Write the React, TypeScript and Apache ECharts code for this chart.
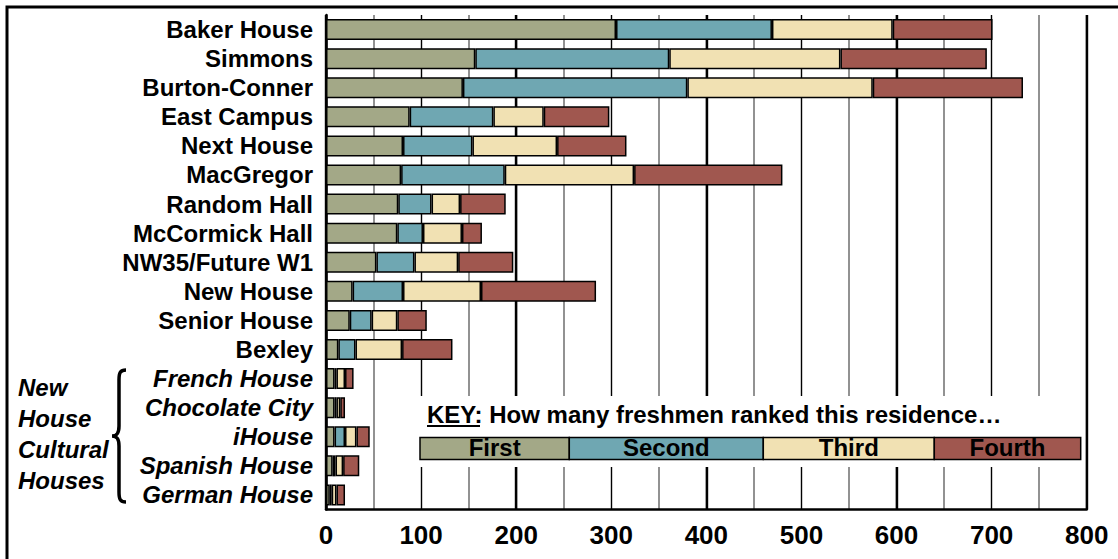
import React, { useEffect, useRef } from "react";
import * as echarts from "echarts";

const categories = [
  "Baker House", "Simmons", "Burton-Conner", "East Campus", "Next House", "MacGregor",
  "Random Hall", "McCormick Hall", "NW35/Future W1", "New House", "Senior House", "Bexley",
  "French House", "Chocolate City", "iHouse", "Spanish House", "German House",
];
const culturalStart = 12;
const seriesNames = ["First", "Second", "Third", "Fourth"];
const firstVals = [305, 157, 144, 88, 81, 79, 76, 75, 53, 28, 25, 13, 9, 9, 9, 7, 4];
const secondVals = [164, 204, 236, 88, 73, 109, 35, 27, 40, 53, 23, 18, 2, 2, 11, 3, 2];
const thirdVals = [127, 180, 195, 53, 89, 136, 30, 41, 46, 82, 27, 49, 9, 4, 12, 8, 5];
const fourthVals = [105, 154, 158, 69, 73, 156, 48, 21, 58, 121, 31, 53, 9, 5, 14, 17, 9];
const xTicks = [0, 100, 200, 300, 400, 500, 600, 700, 800];
const keyTitle = "KEY: How many freshmen ranked this residence\u2026";
const groupLabel = ["New", "House", "Cultural", "Houses"];

const COLORS = ["#A3A887", "#6FA7B2", "#F1E1B3", "#A0574F"];
const FONT = "'Liberation Sans', Arial, Helvetica, sans-serif";

const bracePath =
  "M14 0 C8 0 7 3 7 10 L7 56 C7 63 5 66 0 66 C5 66 7 69 7 76 L7 122 C7 129 8 132 14 132";
let braceRegistered = false;

export default function App() {
  const ref = useRef<HTMLDivElement>(null);
  useEffect(() => {
    if (!ref.current) return;
    if (!braceRegistered) {
      echarts.graphic.registerShape("brace", echarts.graphic.extendPath(bracePath, {}));
      braceRegistered = true;
    }
    const chart = echarts.init(ref.current, null, { renderer: "svg" });
    const data = [firstVals, secondVals, thirdVals, fourthVals];

    const keyX = [420, 569.3, 763.3, 934.3, 1080.7];
    const keyY = 437.5;
    const keyH = 22;

    const graphic: any[] = [
      {
        type: "rect",
        shape: { x: 7, y: 7, width: 1300, height: 800 },
        style: { fill: "none", stroke: "#000", lineWidth: 3 },
        z: 100,
      },
      {
        type: "rect",
        shape: { x: 414, y: 396, width: 670, height: 71 },
        style: { fill: "#fff" },
        z: 100,
      },
      {
        type: "text",
        x: 427,
        y: 414,
        style: {
          text: keyTitle,
          font: `bold 24px ${FONT}`,
          fill: "#000",
          verticalAlign: "middle",
          align: "left",
        },
        z: 101,
      },
      {
        type: "line",
        shape: { x1: 427, y1: 426, x2: 480, y2: 426 },
        style: { stroke: "#000", lineWidth: 2 },
        z: 101,
      },
      {
        type: "brace",
        x: 112,
        y: 370,
        style: { fill: "none", stroke: "#000", lineWidth: 3.5 },
        z: 101,
      },
    ];
    seriesNames.forEach((name, i) => {
      graphic.push({
        type: "rect",
        shape: { x: keyX[i], y: keyY, width: keyX[i + 1] - keyX[i], height: keyH },
        style: { fill: COLORS[i], stroke: "#000", lineWidth: 1.5 },
        z: 101,
      });
      graphic.push({
        type: "text",
        x: (keyX[i] + keyX[i + 1]) / 2,
        y: keyY + keyH / 2 - 1,
        style: {
          text: name,
          font: `bold 24px ${FONT}`,
          fill: "#000",
          align: "center",
          verticalAlign: "middle",
        },
        z: 102,
      });
    });
    groupLabel.forEach((t, i) => {
      graphic.push({
        type: "text",
        x: 18,
        y: 387 + i * 31.3,
        style: {
          text: t,
          font: `italic bold 24px ${FONT}`,
          fill: "#000",
          align: "left",
          verticalAlign: "middle",
        },
        z: 101,
      });
    });

    chart.setOption({
      animation: false,
      backgroundColor: "#fff",
      grid: { left: 326, right: 31.3, top: 15, bottom: 49.5, containLabel: false },
      xAxis: [
        {
          type: "value",
          min: 0,
          max: 800,
          interval: 100,
          position: "bottom",
          axisLine: { show: true, onZero: false, lineStyle: { color: "#000", width: 2.5 } },
          axisTick: { show: false },
          axisLabel: {
            margin: 12,
            fontSize: 26,
            fontWeight: "bold",
            fontFamily: FONT,
            color: "#000",
            formatter: (v: number) => (xTicks.includes(v) ? String(v) : ""),
          },
          splitLine: { show: true, lineStyle: { color: "#000", width: 1.4 } },
          minorTick: { show: false, splitNumber: 2 },
          minorSplitLine: { show: true, lineStyle: { color: "#6e6e6e", width: 1.5 } },
        },
        {
          type: "value",
          min: 0,
          max: 800,
          interval: 200,
          position: "top",
          axisLine: { show: false },
          axisTick: { show: false },
          axisLabel: { show: false },
          splitLine: { show: true, lineStyle: { color: "#000", width: 2.4 } },
        },
      ],
      yAxis: {
        type: "category",
        data: categories,
        inverse: true,
        axisLine: { show: true, lineStyle: { color: "#000", width: 2.5 } },
        axisTick: { show: false },
        axisLabel: {
          margin: 13,
          formatter: (v: string, idx: number) => (idx >= culturalStart ? `{i|${v}}` : `{n|${v}}`),
          rich: {
            n: { fontSize: 24, fontWeight: "bold", fontFamily: FONT, color: "#000" },
            i: { fontSize: 24, fontWeight: "bold", fontStyle: "italic", fontFamily: FONT, color: "#000" },
          },
        },
      },
      series: seriesNames.map((name, i) => ({
        name,
        type: "bar",
        stack: "total",
        xAxisIndex: 0,
        barWidth: 21,
        data: data[i],
        itemStyle: { color: COLORS[i], borderColor: "#000", borderWidth: 1.5 },
      })),
      graphic,
    });
    return () => chart.dispose();
  }, []);
  return (
    <div
      ref={ref}
      style={{ position: "fixed", left: 0, top: 0, width: 1118, height: 559, background: "#fff" }}
    />
  );
}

****************************************

WHAT YOU SHOULD DO:
Copy nothing but the lines from the top of the data down to the line containing "import * as", and leave the pictures out.

ANSWER FOR THIS EXERCISE:
Write the React, TypeScript and Apache ECharts code for this chart.
import React, { useEffect, useRef } from "react";
import * as echarts from "echarts";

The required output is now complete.